The search for a whole-home Wi-Fi solution operators can offer as a better experience over traditional modes is accelerating across the industry as the number of wireless devices used to access video and other content from any point in the home or business multiplies. This is another area where Midco has played a leading role, having been the first MSO in North America to deploy the mesh Wi-Fi solution offered by AirTies to support a whole-home wireless service, which it offers at $7.95 per month.

“We’re looking at a couple of providers in the market, conducting tests to see what’s working and what’s affordable,” Quennoz says. “The question is how you calculate the value for customers and sell it. Is it part of our broadband offering or a different product set? But we definitely want to be part of that home Wi-Fi opportunity.”

Where smart-home services are concerned, “we’re looking to see what makes sense for our customers,” she says. “We’re testing stuff every day and trying to determine whether this is something we should own or provide access to.
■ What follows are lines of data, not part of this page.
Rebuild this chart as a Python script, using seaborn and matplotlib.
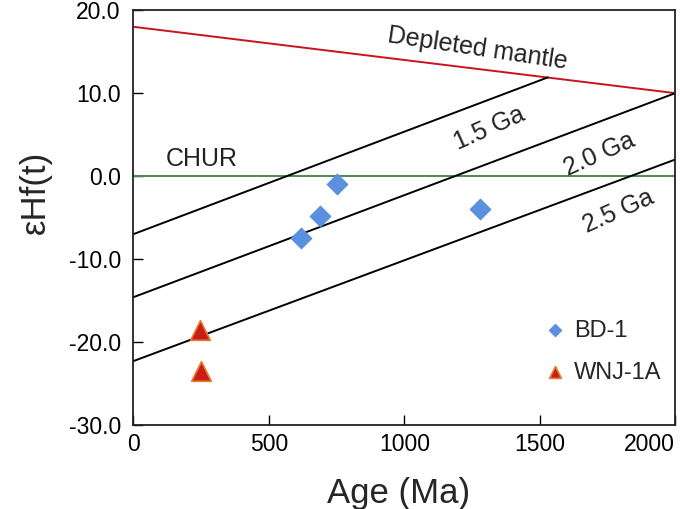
import numpy as np
import pandas as pd
import matplotlib.pyplot as plt
import seaborn as sns

# Sample data (age in Ma, epsilon Hf(t))
bd1_age = [620, 690, 750, 1280]
bd1_ehf = [-7.5, -4.8, -1.0, -4.0]
wnj_age = [245, 250]
wnj_ehf = [-18.5, -23.5]

# Reference evolution lines (age endpoints, eHf endpoints)
dm_age = [0, 2000]
dm_ehf = [18.0, 10.0]
chur_age = [0, 2000]
chur_ehf = [0.0, 0.0]
ga15_age = [0, 1530]
ga15_ehf = [-7.0, 11.9]
ga20_age = [0, 2000]
ga20_ehf = [-14.6, 10.0]
ga25_age = [0, 2000]
ga25_ehf = [-22.3, 2.0]

xticks = [0, 500, 1000, 1500, 2000]
yticks = [-30, -20, -10, 0, 10, 20]

sns.set_theme(style="white")
plt.rcParams['font.family'] = ['Liberation Sans', 'DejaVu Sans']

df = pd.DataFrame({
    'age': bd1_age + wnj_age,
    'ehf': bd1_ehf + wnj_ehf,
    'sample': ['BD-1'] * len(bd1_age) + ['WNJ-1A'] * len(wnj_age),
})

fig = plt.figure(figsize=(6.8, 5.09), dpi=100)
ax = fig.add_axes([0.196, 0.165, 0.797, 0.815])

# Evolution lines
sns.lineplot(x=dm_age, y=dm_ehf, color='#c8141e', lw=1.4, ax=ax)
sns.lineplot(x=chur_age, y=chur_ehf, color='#4e8a52', lw=1.4, ax=ax)
for xs, ys in [(ga15_age, ga15_ehf), (ga20_age, ga20_ehf), (ga25_age, ga25_ehf)]:
    sns.lineplot(x=xs, y=ys, color='black', lw=1.4, ax=ax)

# Data points
sns.scatterplot(data=df[df['sample'] == 'BD-1'], x='age', y='ehf', marker='D',
                color='#5b90e0', edgecolor='#5b90e0', s=110, label='BD-1', ax=ax, zorder=5)
sns.scatterplot(data=df[df['sample'] == 'WNJ-1A'], x='age', y='ehf', marker='^',
                color='#c81e1a', edgecolor='#e8782a', linewidth=1.2, s=200,
                label='WNJ-1A', ax=ax, zorder=5)

# Annotations
txt = dict(fontsize=18, color='#222222', rotation_mode='anchor', ha='center', va='center')
ax.text(1270, 15.4, 'Depleted mantle', rotation=-8.5, **txt)
ax.text(1315, 5.8, '1.5 Ga', rotation=24, **txt)
ax.text(1720, 2.6, '2.0 Ga', rotation=24, **txt)
ax.text(1790, -4.3, '2.5 Ga', rotation=24, **txt)
ax.text(118, 2.1, 'CHUR', fontsize=18, color='#222222', va='center')

ax.set_xlim(0, 2000)
ax.set_ylim(-30, 20)
ax.set_xticks(xticks)
ax.set_xticklabels([str(t) for t in xticks])
ax.set_yticks(yticks)
ax.set_yticklabels([f'{t:.1f}' for t in yticks])
ax.get_xticklabels()[-1].set_horizontalalignment('right')
ax.tick_params(direction='in', length=7, width=1, labelsize=16.5, colors='black',
               left=True, bottom=True)
ax.tick_params(axis='y', pad=9)
ax.tick_params(axis='x', pad=6)
for s in ax.spines.values():
    s.set_color('#222222')
    s.set_linewidth(1.3)

ax.set_xlabel('Age (Ma)', fontsize=25)
ax.set_ylabel('εHf(t)', fontsize=25)
ax.xaxis.set_label_coords(0.49, -0.125)
ax.yaxis.set_label_coords(-0.15, 0.56)

leg = ax.legend(loc='lower right', bbox_to_anchor=(1.005, 0.06), frameon=False,
                fontsize=17, handletextpad=-0.2, borderaxespad=0.3,
                markerscale=0.6, labelspacing=0.85)

fig.savefig('out.png', dpi=100)
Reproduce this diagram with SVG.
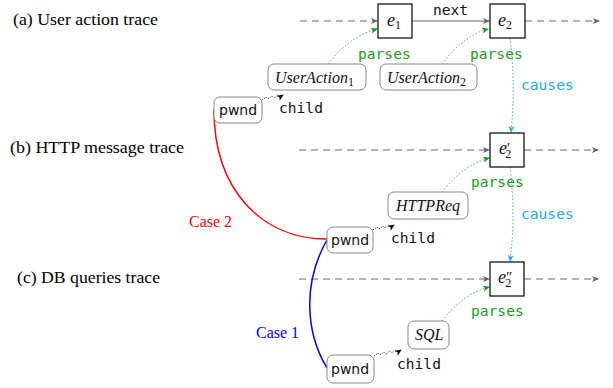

A challenge with a lot of these solutions is the hardware is quite expensive.”

It’s still unclear how far consumers in rural markets will go in embracing the smart-home concept and the many applications associated with the Internet of Things, she adds. Vyve is offering home security in one of its markets, but “I wouldn’t say we’re on the forefront of any solutions,” she says. “But we want to determine where our customers are heading and get there before they need it.”

That’s a pretty good way of summing up how Vyve and the other cable players who see opportunity in the smaller markets are approaching the business. So far, they’re demonstrating it’s a winning strategy.